• TASK REQUIREMENTS
Write out the listing, please, but only from its first line through the line containing "7.42, 7.66, 7.88]", exactly as given and without pictures.

• SUPPLIED INFORMATION
○ ○ ○ ○ ○ ○ ○

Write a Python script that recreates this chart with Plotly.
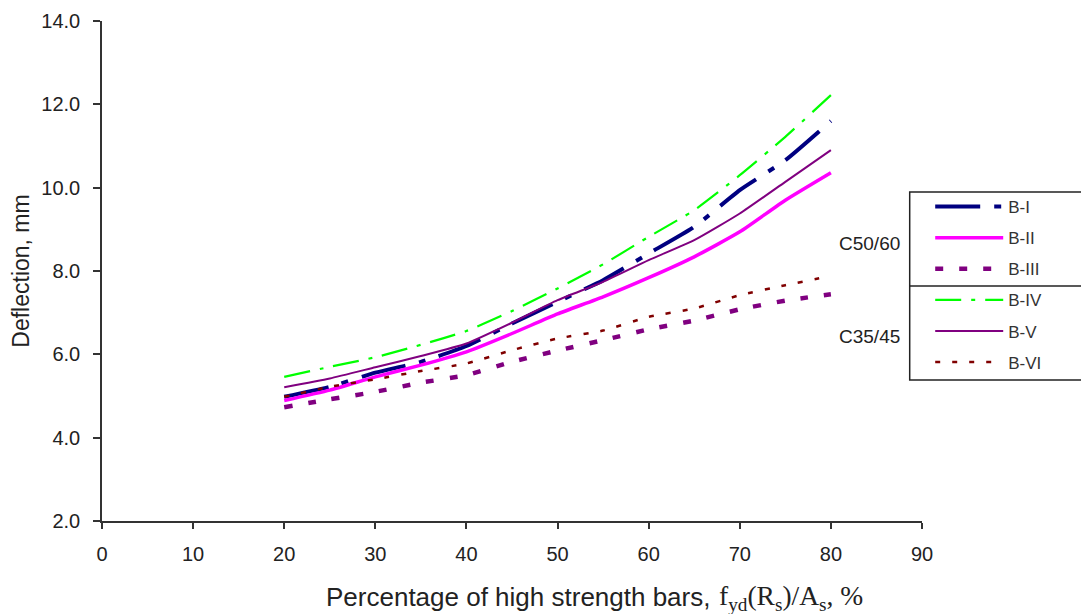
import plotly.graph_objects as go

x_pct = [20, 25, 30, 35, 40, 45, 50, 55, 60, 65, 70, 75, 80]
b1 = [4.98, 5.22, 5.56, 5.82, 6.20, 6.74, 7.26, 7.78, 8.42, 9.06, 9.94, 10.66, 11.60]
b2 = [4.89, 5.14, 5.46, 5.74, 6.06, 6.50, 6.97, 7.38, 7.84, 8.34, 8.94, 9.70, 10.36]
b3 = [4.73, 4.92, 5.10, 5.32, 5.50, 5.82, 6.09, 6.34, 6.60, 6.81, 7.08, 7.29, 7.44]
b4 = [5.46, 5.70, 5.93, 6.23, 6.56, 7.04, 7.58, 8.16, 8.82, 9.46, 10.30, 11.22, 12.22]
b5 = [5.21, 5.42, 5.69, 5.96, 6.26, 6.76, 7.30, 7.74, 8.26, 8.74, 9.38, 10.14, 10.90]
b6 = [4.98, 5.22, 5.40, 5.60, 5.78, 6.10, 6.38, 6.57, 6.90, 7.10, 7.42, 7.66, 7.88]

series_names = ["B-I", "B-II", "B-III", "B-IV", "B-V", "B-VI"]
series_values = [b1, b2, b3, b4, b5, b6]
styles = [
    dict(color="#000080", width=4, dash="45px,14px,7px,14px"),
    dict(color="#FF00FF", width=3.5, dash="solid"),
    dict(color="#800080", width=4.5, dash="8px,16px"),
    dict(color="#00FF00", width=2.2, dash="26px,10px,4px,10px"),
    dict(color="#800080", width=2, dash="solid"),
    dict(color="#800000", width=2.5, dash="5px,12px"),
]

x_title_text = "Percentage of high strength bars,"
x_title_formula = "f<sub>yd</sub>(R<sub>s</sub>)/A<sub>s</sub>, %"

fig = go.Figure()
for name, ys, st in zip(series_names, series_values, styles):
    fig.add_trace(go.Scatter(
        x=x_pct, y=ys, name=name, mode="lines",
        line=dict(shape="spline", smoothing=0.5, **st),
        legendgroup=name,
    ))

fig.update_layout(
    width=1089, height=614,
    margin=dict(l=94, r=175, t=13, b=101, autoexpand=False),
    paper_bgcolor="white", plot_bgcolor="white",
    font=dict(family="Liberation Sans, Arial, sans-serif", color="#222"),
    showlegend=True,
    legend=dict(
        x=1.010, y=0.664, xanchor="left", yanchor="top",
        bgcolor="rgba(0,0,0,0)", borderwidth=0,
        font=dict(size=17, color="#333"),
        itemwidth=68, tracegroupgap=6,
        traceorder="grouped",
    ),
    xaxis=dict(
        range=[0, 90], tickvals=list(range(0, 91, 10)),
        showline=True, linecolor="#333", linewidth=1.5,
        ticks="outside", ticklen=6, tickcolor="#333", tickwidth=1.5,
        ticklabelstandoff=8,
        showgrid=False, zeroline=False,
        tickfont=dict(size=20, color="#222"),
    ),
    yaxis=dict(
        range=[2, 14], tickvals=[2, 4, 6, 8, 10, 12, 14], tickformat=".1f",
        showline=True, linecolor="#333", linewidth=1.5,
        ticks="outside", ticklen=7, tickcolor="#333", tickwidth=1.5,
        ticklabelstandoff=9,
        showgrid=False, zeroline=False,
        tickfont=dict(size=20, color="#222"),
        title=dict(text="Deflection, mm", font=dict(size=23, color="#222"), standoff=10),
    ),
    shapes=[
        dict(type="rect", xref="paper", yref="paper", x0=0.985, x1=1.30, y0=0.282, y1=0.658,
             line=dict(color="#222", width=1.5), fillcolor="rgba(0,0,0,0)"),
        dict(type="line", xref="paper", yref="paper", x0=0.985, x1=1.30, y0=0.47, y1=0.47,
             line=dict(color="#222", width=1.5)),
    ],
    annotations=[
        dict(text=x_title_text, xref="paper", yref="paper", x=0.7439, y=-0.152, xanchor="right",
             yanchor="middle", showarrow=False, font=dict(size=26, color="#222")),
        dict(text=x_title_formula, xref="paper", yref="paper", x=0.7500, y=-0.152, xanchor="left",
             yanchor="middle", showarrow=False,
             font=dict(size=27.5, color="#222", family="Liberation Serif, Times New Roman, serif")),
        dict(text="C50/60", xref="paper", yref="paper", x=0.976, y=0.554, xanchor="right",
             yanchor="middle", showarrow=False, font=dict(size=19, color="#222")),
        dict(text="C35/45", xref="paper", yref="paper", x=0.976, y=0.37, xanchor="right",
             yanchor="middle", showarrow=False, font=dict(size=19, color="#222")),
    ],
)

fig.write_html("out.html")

○ ○ ○ ○ ○ ○ ○

• WRITTEN ANSWER
Write a Python script that recreates this chart with Plotly.
import plotly.graph_objects as go

x_pct = [20, 25, 30, 35, 40, 45, 50, 55, 60, 65, 70, 75, 80]
b1 = [4.98, 5.22, 5.56, 5.82, 6.20, 6.74, 7.26, 7.78, 8.42, 9.06, 9.94, 10.66, 11.60]
b2 = [4.89, 5.14, 5.46, 5.74, 6.06, 6.50, 6.97, 7.38, 7.84, 8.34, 8.94, 9.70, 10.36]
b3 = [4.73, 4.92, 5.10, 5.32, 5.50, 5.82, 6.09, 6.34, 6.60, 6.81, 7.08, 7.29, 7.44]
b4 = [5.46, 5.70, 5.93, 6.23, 6.56, 7.04, 7.58, 8.16, 8.82, 9.46, 10.30, 11.22, 12.22]
b5 = [5.21, 5.42, 5.69, 5.96, 6.26, 6.76, 7.30, 7.74, 8.26, 8.74, 9.38, 10.14, 10.90]
b6 = [4.98, 5.22, 5.40, 5.60, 5.78, 6.10, 6.38, 6.57, 6.90, 7.10, 7.42, 7.66, 7.88]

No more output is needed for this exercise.